▶ [Challenge]:
Copy out all lines with the word "that" in them.

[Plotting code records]
··········

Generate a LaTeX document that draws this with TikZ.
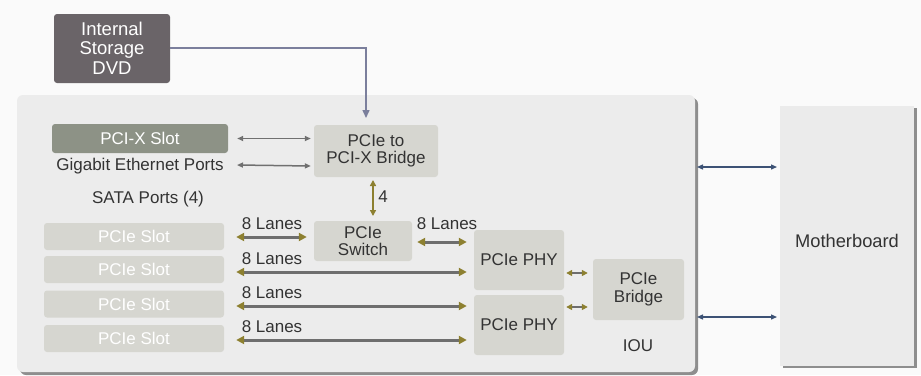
\documentclass[tikz,border=0pt]{standalone}
\usepackage{fontspec}
\setmainfont{Liberation Sans}
\usetikzlibrary{arrows.meta}
\definecolor{bgc}{HTML}{FAFAFA}
\definecolor{ioufill}{HTML}{ECECEC}
\definecolor{shadowc}{HTML}{8E8E8E}
\definecolor{dvdfill}{HTML}{6A6468}
\definecolor{pcixfill}{HTML}{8D9286}
\definecolor{boxfill}{HTML}{D6D6D0}
\definecolor{mbfill}{HTML}{EBEBEB}
\definecolor{txt}{HTML}{333333}
\definecolor{lanegray}{HTML}{6E6E6E}
\definecolor{olivec}{HTML}{8D8030}
\definecolor{slate}{HTML}{7B7F9C}
\definecolor{navyc}{HTML}{3D5275}
\definecolor{thingray}{HTML}{707070}
\begin{document}
\begin{tikzpicture}[x=1pt,y=-1pt,
  font=\fontsize{17}{17.5}\selectfont,
  blk/.style={draw=none,fill=boxfill,rounded corners=3pt,align=center,text=txt,inner sep=0pt},
  slotbox/.style={blk,minimum width=180pt,minimum height=27pt,text=white},
  lbl/.style={text=txt,inner sep=0pt},
  lane/.style={draw=lanegray,line width=3pt,{Triangle[length=8pt,width=8pt,color=olivec]}-{Triangle[length=8pt,width=8pt,color=olivec]}},
  thin/.style={draw=thingray,line width=1.5pt,{Triangle[length=6pt,width=5pt]}-{Triangle[length=6pt,width=5pt]}},
  navy/.style={draw=navyc,line width=1.3pt,{Triangle[length=6pt,width=5pt]}-{Triangle[length=6pt,width=5pt]}}]
\useasboundingbox (0,0) rectangle (921,375);
\fill[bgc] (0,0) rectangle (921,375);
% IOU container
\fill[shadowc,rounded corners=6pt] (20,98) rectangle (698,375);
\fill[ioufill,rounded corners=6pt] (17,95) rectangle (695,372);
% Motherboard
\fill[shadowc] (783,108) rectangle (917,368);
\fill[mbfill] (780,106) rectangle (914,366);
\node[lbl,font=\fontsize{18.3}{18}\selectfont] (mb) at (847,241) {Motherboard};
\coordinate (mbw1) at (777,167);
\coordinate (mbw2) at (777,317);
\coordinate (ioue1) at (697,167);
\coordinate (ioue2) at (697,317);
\draw[navy] (ioue1) -- (mbw1);
\draw[navy] (ioue2) -- (mbw2);
% DVD
\node[blk,fill=dvdfill,text=white,minimum width=116pt,minimum height=69pt,font=\fontsize{18.5}{19}\selectfont] (dvd) at (112,48.5) {Internal\\Storage\\[1pt]DVD};
% bridge
\node[blk,minimum width=124pt,minimum height=52pt,font=\fontsize{17}{17.5}\selectfont] (bridge) at (376,151) {PCIe to\\PCI-X Bridge};
\coordinate (bridgetop) at (366,118);
\draw[slate,line width=1.5pt,-{Triangle[length=8pt,width=7pt]}] (dvd.east |- 0,48) -| (bridgetop);
% PCI-X slot etc
\node[blk,fill=pcixfill,text=white,minimum width=176pt,minimum height=29pt] (pcix) at (140,138.5) {PCI-X Slot};
\node[lbl] (gige) at (140,166) {Gigabit Ethernet Ports};
\node[lbl] (sata) at (148,199) {SATA Ports (4)};
\draw[thin] ([xshift=9pt]pcix.east) -- ([xshift=-3pt]bridge.west |- pcix);
\draw[thin] (237,165) -- ([xshift=-3pt]bridge.west |- gige);
% switch
\node[blk,minimum width=98pt,minimum height=40pt,font=\fontsize{17}{17.5}\selectfont] (switch) at (363,241) {PCIe\\Switch};
\draw[draw=olivec,line width=1.5pt,{Triangle[length=6pt,width=6pt]}-{Triangle[length=6pt,width=6pt]}] (373,180) -- (373,216);
\node[lbl] (four) at (383,197) {4};
% PHYs and bridge
\node[blk,minimum width=90pt,minimum height=60pt] (phy1) at (519,260) {PCIe PHY};
\node[blk,minimum width=90pt,minimum height=60pt] (phy2) at (519,325) {PCIe PHY};
\node[blk,minimum width=91pt,minimum height=61pt,font=\fontsize{17}{17.5}\selectfont] (pbr) at (638.5,289.5) {PCIe\\Bridge};
\node[lbl] (ioulbl) at (638,346) {IOU};
\draw[draw=lanegray,line width=2.2pt,{Triangle[length=6pt,width=6pt,color=olivec]}-{Triangle[length=6pt,width=6pt,color=olivec]}] ([xshift=2pt]phy1.east |- 0,273) -- ([xshift=-5pt]pbr.west |- 0,273);
\draw[draw=lanegray,line width=2.2pt,{Triangle[length=6pt,width=6pt,color=olivec]}-{Triangle[length=6pt,width=6pt,color=olivec]}] ([xshift=2pt]phy2.east |- 0,307) -- ([xshift=-5pt]pbr.west |- 0,307);
% slots
\node[slotbox] (s1) at (134,236.5) {PCIe Slot};
\node[slotbox] (s2) at (134,269.5) {PCIe Slot};
\node[slotbox] (s3) at (134,304) {PCIe Slot};
\node[slotbox] (s4) at (134,338.5) {PCIe Slot};
\draw[lane] ([xshift=12pt]s1.east |- 0,237) -- ([xshift=-7pt]switch.west |- 0,237);
\node[lbl] (l1) at (272,224) {8 Lanes};
\draw[lane] ([xshift=5pt]switch.east |- 0,242) -- ([xshift=-7pt]phy1.west |- 0,242);
\node[lbl] (l2) at (447,224) {8 Lanes};
\draw[lane] ([xshift=12pt]s2.east |- 0,272) -- ([xshift=-7pt]phy1.west |- 0,272);
\node[lbl] (l3) at (272,259) {8 Lanes};
\draw[lane] ([xshift=12pt]s3.east |- 0,306) -- ([xshift=-7pt]phy2.west |- 0,306);
\node[lbl] (l4) at (272,293) {8 Lanes};
\draw[lane] ([xshift=12pt]s4.east |- 0,340) -- ([xshift=-7pt]phy2.west |- 0,340);
\node[lbl] (l5) at (272,327) {8 Lanes};
\end{tikzpicture}
\end{document}
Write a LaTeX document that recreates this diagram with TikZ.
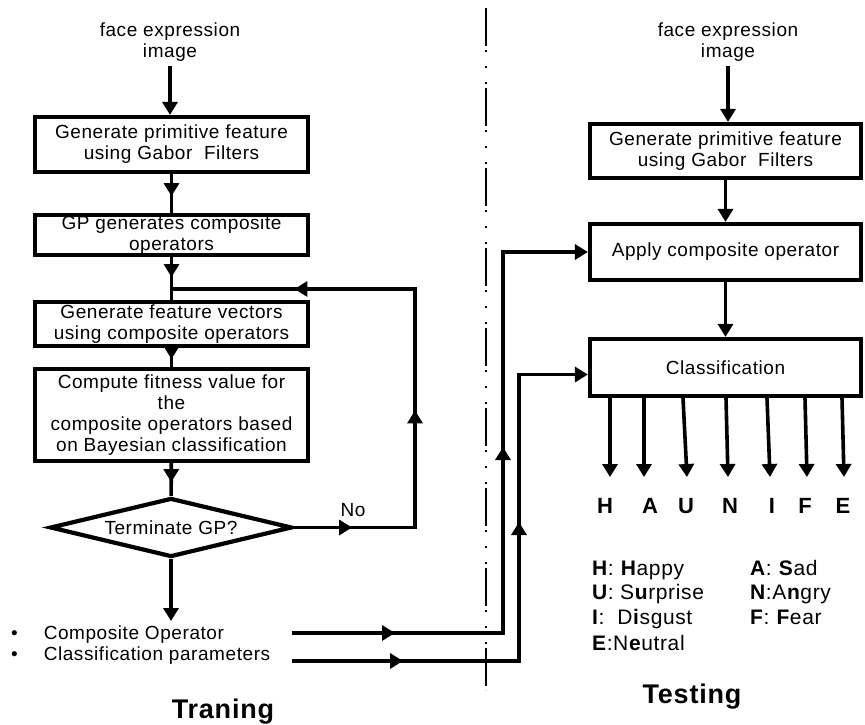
\documentclass[tikz,border=0pt]{standalone}
\usepackage{fontspec}
\setmainfont{Liberation Sans}[LetterSpace=3]
\usetikzlibrary{arrows.meta, shapes.geometric, decorations.markings}

\begin{document}
\begin{tikzpicture}[
		x = 1pt, y = -1pt, % pixel units, y runs down
		> = {Triangle[width=15pt, length=13pt]}, % arrow head style
		line width = 3.6pt, % line style
		font = \fontsize{19}{21}\selectfont
		]
		
		\tikzstyle{box}=[
		draw = black,
		line width = 4.2pt,
		fill = white,
		align = center,
		inner sep = 0pt,
		minimum width = 273pt
		]
		\tikzstyle{emo}=[font = \fontsize{22}{24}\selectfont\bfseries]
		\tikzstyle{legend}=[anchor = base west, font = \fontsize{21}{24}\selectfont]
		\tikzstyle{title}=[font = \fontsize{27}{30}\selectfont\bfseries]
		\tikzset{tipat/.style={postaction={decorate, decoration={markings, mark=at position #1 with {\arrow{>}}}}}}
		
		\useasboundingbox (0,0) rectangle (865,724);
		
		% training side
		\node[align=center] (imgL) at (170,42) {face expression\\image};
		\node[box, minimum height=55pt] (genL) at (171.5,144.5) {Generate primitive feature\\using Gabor\ \ Filters};
		\node[box, minimum height=40pt] (gpL) at (171.5,235) {GP generates composite\\operators};
		\node[box, minimum height=44pt] (vecL) at (171.5,324) {Generate feature vectors\\using composite operators};
		\node[box, minimum height=92pt] (fitL) at (171.5,415) {Compute fitness value for\\the\\composite operators based\\on Bayesian classification};
		\node[diamond, draw, line width=4.2pt, inner sep=0pt, aspect=4.1, minimum width=242pt, minimum height=59pt] (term) at (171,527.5) {Terminate GP?};
		\node (no) at (353,510) {No};
		\node[anchor=west] (opA) at (6,635) {\textbullet\hspace{26pt}Composite Operator};
		\node[anchor=west] (opB) at (6,656) {\textbullet\hspace{26pt}Classification parameters};
		\node[title] (train) at (223,712) {Traning};
		
		\draw[->] (imgL.south) -- (imgL.south |- genL.north);
		\draw[tipat=22pt] (genL) -- (gpL);
		\draw[tipat=20pt] (gpL) -- (vecL);
		\draw[tipat=11pt] (vecL) -- (fitL);
		\draw[tipat=19pt] (fitL) -- (term);
		\draw[->] (term) -- (term.south |- opA.north);
		
		\coordinate (loop) at (415,289);
		\draw[tipat=58pt, tipat=238pt, tipat=480pt] (term.east) -| (loop) -- (gpL.south |- loop);
		
		% divider
		\draw[line width=1.2pt, dash pattern=on 38pt off 4pt on 2pt off 14pt on 2pt off 14pt on 2pt off 4pt] (486,8) -- (486,690);
		
		% testing side
		\node[align=center] (imgR) at (728,42) {face expression\\image};
		\node[box, minimum width=271pt, minimum height=54pt] (genR) at (725.5,151) {Generate primitive feature\\using Gabor\ \ Filters};
		\node[box, minimum width=271pt, minimum height=56pt] (apply) at (725.5,252) {Apply composite operator};
		\node[box, minimum width=271pt, minimum height=57pt] (clsf) at (725.5,367.5) {Classification};
		
		\draw[->] (imgR.south) -- (imgR.south |- genR.north);
		\draw[->] (genR) -- (apply);
		\draw[->] (apply) -- (clsf);
		
		\coordinate (sA) at (292,633);
		\coordinate (sB) at (292,661);
		\draw[tipat=103pt, tipat=397pt, ->] (sA) -- (503,633) |- (apply.west);
		\draw[tipat=111pt, tipat=366pt, ->] (sB) -- (519,661) |- ([yshift=-7pt]clsf.west);
		
		\foreach \dx/\tx/\lx/\lt in {-115.5/610/605/H, -81.5/644/650/A, -42.5/687/686/U, 0.5/728/730/N, 41.5/770/772/I, 79.5/807/805/F, 116.5/844/843/E}{
			\node[emo] (e\lt) at (\lx,506) {\lt};
			\draw[->] ([xshift=\dx pt]clsf.south) -- (\tx,477);
		}
		
		\node[legend] (kH) at (587,575) {\textbf{H}: \textbf{H}appy};
		\node[legend] (kU) at (587,599) {\textbf{U}: S\textbf{u}rprise};
		\node[legend] (kI) at (587,624) {\textbf{I}:\ \ D\textbf{i}sgust};
		\node[legend] (kE) at (587,650) {\textbf{E}:N\textbf{e}utral};
		\node[legend] (kA) at (745,575) {\textbf{A}: \textbf{S}ad};
		\node[legend] (kN) at (745,599) {\textbf{N}:A\textbf{n}gry};
		\node[legend] (kF) at (745,624) {\textbf{F}: \textbf{F}ear};
		\node[title] (test) at (692,697) {Testing};
		
\end{tikzpicture}
\end{document}
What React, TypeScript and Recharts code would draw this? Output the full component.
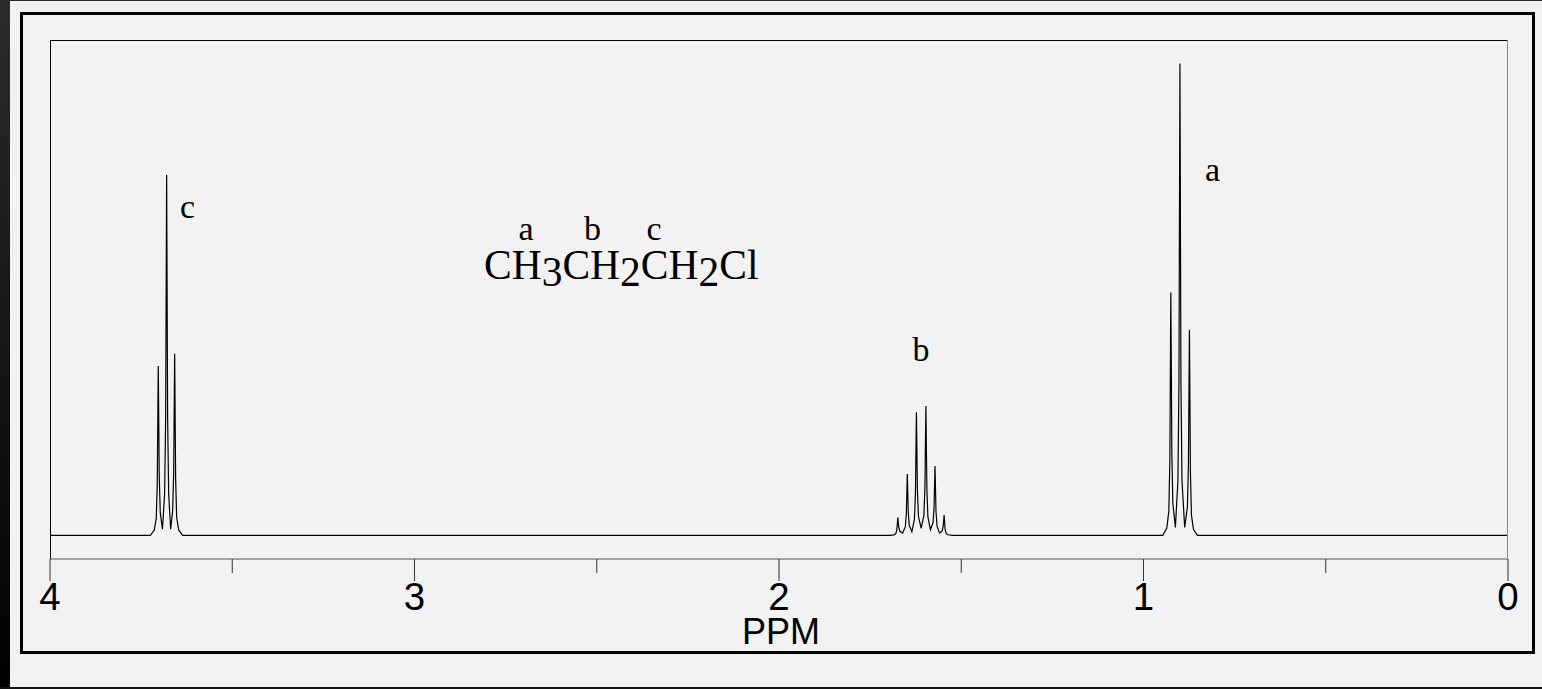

··········

▶ [Output for this exercise]:
Generate a LaTeX document that draws this with TikZ.
Write a LaTeX document that recreates this diagram with TikZ.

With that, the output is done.